2. In the first thirty years, the ECJ in particular decisively shaped the character of the European Economic Community (EEC) as a supranational community of law. The Court developed basic constitutional requirements for administrative action. Comitology, as a means of coping with the dualism between Community interests and Member State interests, and agencies, as a means of exchanging information, coordinating Member State policies in specific areas and providing the Commission with a basis for decision-making, are tested and have proven their worth. The first forms of administrative cooperation are emerging (par. 4–27).
3. As part of the single market initiative, the EEC enacts a large amount of innovative legislation in the fields of public procurement, product safety, telecommunications, and, in particular, environmental protection.
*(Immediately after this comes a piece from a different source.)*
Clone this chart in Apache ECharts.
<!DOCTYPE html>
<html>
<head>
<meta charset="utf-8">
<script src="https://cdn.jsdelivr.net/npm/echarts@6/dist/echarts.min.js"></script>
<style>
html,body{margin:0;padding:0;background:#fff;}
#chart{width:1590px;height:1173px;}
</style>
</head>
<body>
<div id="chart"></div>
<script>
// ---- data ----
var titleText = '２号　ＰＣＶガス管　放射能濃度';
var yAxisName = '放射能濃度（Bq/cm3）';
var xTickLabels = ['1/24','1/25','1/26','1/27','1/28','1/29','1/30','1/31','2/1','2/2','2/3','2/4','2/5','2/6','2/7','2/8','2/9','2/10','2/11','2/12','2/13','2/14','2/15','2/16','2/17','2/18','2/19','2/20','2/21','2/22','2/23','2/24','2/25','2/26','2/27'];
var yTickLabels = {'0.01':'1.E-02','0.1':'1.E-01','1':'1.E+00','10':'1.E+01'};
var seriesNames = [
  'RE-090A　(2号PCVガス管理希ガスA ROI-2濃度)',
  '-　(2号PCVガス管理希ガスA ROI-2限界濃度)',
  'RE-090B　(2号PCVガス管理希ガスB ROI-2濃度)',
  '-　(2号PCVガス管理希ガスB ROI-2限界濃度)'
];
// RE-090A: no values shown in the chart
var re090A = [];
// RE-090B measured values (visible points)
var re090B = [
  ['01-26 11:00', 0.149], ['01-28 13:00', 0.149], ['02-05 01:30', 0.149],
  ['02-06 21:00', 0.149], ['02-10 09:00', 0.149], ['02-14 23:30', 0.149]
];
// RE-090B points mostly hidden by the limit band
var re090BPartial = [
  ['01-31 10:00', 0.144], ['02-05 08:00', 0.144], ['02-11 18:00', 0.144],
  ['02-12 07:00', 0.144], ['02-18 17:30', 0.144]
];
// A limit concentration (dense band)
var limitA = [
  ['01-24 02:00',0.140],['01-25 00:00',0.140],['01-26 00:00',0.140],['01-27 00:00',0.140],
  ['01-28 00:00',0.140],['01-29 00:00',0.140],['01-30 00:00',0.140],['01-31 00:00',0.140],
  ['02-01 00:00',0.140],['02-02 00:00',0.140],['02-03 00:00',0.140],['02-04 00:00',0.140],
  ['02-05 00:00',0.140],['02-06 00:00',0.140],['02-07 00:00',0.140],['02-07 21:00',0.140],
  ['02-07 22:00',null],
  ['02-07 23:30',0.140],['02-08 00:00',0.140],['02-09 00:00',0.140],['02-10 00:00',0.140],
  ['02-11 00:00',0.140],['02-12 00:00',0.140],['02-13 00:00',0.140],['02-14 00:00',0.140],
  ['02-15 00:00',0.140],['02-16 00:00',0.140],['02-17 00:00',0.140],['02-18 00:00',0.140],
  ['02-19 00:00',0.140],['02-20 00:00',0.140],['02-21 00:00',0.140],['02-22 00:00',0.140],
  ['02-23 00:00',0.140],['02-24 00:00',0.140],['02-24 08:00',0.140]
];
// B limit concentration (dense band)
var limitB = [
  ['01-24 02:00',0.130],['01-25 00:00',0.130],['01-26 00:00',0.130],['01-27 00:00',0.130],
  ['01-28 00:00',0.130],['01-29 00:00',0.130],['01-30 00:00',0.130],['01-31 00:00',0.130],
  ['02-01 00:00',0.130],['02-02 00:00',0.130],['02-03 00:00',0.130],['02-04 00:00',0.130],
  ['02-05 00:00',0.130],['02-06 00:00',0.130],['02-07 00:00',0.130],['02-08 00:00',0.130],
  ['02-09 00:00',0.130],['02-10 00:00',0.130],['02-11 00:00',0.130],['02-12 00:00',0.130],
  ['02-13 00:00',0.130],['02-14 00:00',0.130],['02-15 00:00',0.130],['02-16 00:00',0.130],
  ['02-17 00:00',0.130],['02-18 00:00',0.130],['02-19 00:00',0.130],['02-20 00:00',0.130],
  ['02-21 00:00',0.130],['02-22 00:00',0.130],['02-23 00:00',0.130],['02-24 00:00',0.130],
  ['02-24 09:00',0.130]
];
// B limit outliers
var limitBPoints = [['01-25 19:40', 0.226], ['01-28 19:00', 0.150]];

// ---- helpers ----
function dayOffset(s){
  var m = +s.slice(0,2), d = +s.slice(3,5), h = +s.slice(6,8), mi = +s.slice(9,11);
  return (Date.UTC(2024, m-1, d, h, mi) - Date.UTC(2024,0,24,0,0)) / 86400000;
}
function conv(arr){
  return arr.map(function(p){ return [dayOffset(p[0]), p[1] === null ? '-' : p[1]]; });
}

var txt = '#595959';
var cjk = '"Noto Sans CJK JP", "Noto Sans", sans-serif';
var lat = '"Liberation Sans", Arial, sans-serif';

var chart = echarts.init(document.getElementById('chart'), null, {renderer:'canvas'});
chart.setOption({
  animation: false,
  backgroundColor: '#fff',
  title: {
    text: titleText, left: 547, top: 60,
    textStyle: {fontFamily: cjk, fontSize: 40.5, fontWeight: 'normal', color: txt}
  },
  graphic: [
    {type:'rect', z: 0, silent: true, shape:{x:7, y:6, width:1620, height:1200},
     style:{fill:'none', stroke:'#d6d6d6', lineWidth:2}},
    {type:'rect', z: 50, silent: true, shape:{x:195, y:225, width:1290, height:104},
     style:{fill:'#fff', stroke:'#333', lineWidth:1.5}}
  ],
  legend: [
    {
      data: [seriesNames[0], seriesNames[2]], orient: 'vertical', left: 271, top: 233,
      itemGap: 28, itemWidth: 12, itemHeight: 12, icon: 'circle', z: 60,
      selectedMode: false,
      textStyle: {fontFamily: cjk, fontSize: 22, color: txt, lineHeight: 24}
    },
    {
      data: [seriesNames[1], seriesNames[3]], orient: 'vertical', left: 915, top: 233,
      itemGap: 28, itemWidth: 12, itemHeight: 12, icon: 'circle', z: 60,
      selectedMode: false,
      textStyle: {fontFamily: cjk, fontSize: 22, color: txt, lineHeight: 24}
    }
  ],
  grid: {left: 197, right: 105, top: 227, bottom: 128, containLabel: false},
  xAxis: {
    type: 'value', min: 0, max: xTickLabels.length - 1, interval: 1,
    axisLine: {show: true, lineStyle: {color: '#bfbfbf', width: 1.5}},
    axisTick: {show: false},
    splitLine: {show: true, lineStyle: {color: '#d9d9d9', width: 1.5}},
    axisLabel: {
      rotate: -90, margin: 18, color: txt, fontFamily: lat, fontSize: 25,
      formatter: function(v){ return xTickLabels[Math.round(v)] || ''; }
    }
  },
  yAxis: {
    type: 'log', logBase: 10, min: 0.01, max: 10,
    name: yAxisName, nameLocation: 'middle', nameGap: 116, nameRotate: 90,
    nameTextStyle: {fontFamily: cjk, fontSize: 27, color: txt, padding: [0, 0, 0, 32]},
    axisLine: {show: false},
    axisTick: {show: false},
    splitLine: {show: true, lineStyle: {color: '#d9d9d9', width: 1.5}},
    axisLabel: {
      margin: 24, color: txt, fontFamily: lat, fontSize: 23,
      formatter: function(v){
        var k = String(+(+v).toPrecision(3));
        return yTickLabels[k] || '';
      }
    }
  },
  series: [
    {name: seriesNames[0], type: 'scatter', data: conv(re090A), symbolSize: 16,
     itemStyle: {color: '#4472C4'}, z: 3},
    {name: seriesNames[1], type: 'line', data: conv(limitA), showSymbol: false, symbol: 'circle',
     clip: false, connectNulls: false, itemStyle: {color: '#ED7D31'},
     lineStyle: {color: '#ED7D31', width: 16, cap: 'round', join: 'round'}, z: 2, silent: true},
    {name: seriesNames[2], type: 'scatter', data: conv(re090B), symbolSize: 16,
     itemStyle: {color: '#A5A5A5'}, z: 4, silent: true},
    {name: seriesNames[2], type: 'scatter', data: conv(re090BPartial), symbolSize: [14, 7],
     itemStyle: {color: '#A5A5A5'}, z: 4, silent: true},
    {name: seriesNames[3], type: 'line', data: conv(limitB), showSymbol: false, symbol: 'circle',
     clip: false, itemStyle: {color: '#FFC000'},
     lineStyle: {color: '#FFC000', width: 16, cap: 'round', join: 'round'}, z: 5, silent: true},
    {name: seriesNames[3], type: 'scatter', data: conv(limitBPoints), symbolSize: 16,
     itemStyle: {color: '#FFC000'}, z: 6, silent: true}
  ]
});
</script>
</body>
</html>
In addition to emerging structural fund support, the first legal bases for transnational administrative acts have been adopted (par. 28–40).
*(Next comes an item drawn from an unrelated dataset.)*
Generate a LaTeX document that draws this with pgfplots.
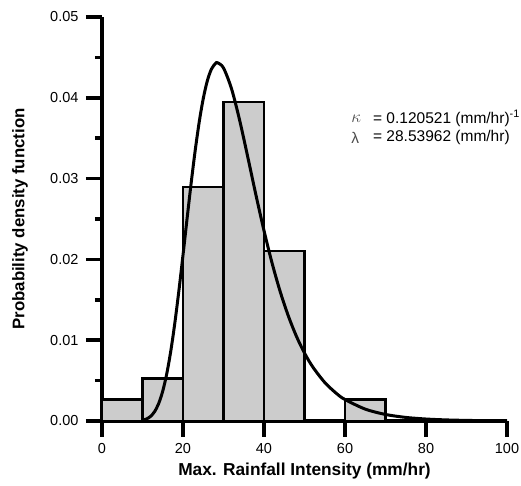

4. The Treaty of Maastricht represents a substantial deepening of integration, not only in terms of monetary union but also regarding a union of values. At the same time, the Member States are making their reservations about sovereignty clear by explicitly formulating the limits on EC competences and emphasising their national identity. Migration, with its attendant security problems, is becoming a relevant policy area. Transnational administrative enforcement is becoming increasingly important. In environmental law, the cross-media approach is gaining ground, and the EC is testing new soft management methods, particularly in the area of economic policy (par. 41–54).
5. In the ten years between Amsterdam/Nice and Lisbon, the Union’s legal order was subject to a constant process of reform. For example, the budgetary law and structural fund support were amended, anti-trust control was transformed into an enforcement network, the regulation of the telecommunications markets was consolidated, the energy markets were liberalised, and public procurement law was reformed. In environmental legislation, the Water Framework Directive and the Emission Allowances Directive implemented new approaches. Immigration and asylum law continued to gain importance, and the Services Directive challenged national administrative law. The large number of agencies founded, some of which institutionalised previously existing informal cooperation, illustrate that EU tasks expanded significantly, reaching into all areas of life (par. 55–82).
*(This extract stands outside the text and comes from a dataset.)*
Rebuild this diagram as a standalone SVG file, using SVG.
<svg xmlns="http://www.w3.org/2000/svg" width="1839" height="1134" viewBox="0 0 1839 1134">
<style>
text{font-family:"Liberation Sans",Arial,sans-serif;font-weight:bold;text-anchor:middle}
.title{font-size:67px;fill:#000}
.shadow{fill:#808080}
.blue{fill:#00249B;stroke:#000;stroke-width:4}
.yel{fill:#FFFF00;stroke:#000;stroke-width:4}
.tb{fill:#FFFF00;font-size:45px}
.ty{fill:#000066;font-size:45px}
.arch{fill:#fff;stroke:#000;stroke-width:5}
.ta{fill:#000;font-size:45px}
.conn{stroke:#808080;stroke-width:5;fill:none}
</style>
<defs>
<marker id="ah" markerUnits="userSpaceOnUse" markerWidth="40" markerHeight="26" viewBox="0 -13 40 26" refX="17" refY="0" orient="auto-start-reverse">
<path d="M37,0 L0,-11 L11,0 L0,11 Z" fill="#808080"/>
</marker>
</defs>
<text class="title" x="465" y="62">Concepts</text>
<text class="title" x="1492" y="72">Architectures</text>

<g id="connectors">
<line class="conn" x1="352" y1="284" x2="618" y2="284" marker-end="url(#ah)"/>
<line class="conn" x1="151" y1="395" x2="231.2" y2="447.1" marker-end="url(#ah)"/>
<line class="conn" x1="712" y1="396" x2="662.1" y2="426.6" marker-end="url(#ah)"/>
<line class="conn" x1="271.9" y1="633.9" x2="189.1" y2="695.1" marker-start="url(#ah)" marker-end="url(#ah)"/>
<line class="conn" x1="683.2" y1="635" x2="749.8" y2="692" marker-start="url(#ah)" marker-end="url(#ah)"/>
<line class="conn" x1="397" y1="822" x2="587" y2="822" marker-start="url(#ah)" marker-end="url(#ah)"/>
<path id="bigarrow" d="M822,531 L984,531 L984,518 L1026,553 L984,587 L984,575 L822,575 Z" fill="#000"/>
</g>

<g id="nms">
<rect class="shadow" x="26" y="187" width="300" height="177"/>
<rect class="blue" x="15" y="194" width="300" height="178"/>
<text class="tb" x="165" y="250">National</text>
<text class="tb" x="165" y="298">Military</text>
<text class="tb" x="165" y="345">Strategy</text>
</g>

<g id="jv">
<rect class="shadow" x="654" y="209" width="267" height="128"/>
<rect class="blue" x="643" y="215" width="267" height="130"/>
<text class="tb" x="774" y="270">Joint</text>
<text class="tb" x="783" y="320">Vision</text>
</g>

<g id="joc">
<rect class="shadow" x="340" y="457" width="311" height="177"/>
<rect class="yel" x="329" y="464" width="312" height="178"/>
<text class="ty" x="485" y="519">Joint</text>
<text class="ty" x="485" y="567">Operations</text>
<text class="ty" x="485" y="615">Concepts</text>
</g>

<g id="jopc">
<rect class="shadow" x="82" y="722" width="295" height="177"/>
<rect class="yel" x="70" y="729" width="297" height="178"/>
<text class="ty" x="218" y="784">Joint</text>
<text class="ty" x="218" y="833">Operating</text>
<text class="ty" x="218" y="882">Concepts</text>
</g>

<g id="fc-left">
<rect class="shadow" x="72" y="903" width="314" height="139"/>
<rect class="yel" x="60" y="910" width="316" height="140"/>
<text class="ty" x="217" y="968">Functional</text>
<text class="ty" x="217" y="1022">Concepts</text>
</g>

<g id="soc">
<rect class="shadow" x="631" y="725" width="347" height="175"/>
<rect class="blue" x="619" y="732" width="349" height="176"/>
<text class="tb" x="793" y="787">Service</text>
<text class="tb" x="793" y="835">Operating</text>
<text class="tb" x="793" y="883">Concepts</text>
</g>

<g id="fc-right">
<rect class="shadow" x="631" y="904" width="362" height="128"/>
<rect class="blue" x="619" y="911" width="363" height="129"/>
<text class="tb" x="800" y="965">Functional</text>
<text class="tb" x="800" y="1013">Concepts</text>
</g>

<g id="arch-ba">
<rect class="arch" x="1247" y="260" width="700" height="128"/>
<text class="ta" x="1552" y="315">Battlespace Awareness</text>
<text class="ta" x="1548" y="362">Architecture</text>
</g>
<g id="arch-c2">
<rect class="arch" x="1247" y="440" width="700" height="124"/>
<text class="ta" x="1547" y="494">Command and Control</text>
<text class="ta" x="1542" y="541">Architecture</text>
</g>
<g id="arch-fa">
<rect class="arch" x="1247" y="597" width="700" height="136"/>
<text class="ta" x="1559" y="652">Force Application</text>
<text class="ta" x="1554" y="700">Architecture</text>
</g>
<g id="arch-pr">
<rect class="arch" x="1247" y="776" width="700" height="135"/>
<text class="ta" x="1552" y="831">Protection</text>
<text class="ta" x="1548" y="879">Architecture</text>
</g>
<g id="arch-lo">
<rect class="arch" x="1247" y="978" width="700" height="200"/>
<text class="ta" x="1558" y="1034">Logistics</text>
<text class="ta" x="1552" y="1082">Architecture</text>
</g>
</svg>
6. The Treaty of Lisbon made the administration more visible as a function in primary law. There is now a legal basis and scientific preparatory work for a codification of EU administrative law. The financial crisis and migration as central challenges have led to the establishment of new agencies and the extension of the tasks of existing ones. In other central areas, there is ongoing reform, for example in budgetary law, structural funds law, migration law, state aid, and data protection law (par. 83–100).
7. The development of the European association of administrations is characterised by a steady expansion of the Union’s competences, so that the initially envisioned Common Market has now developed into a shared space, in which administrations’ vertical and horizontal interdependence has reached an intensity that calls for special legitimation arrangements. The struggle to reconcile the interests between Member States and the Union, between the Union bodies, and between the Member States generates lasting dynamic development. In view of the challenges the EU faces, there is no alternative to realising a democratic European Union based on the rule of law. This remains a necessary and worthwhile ongoing task (par. 101–113).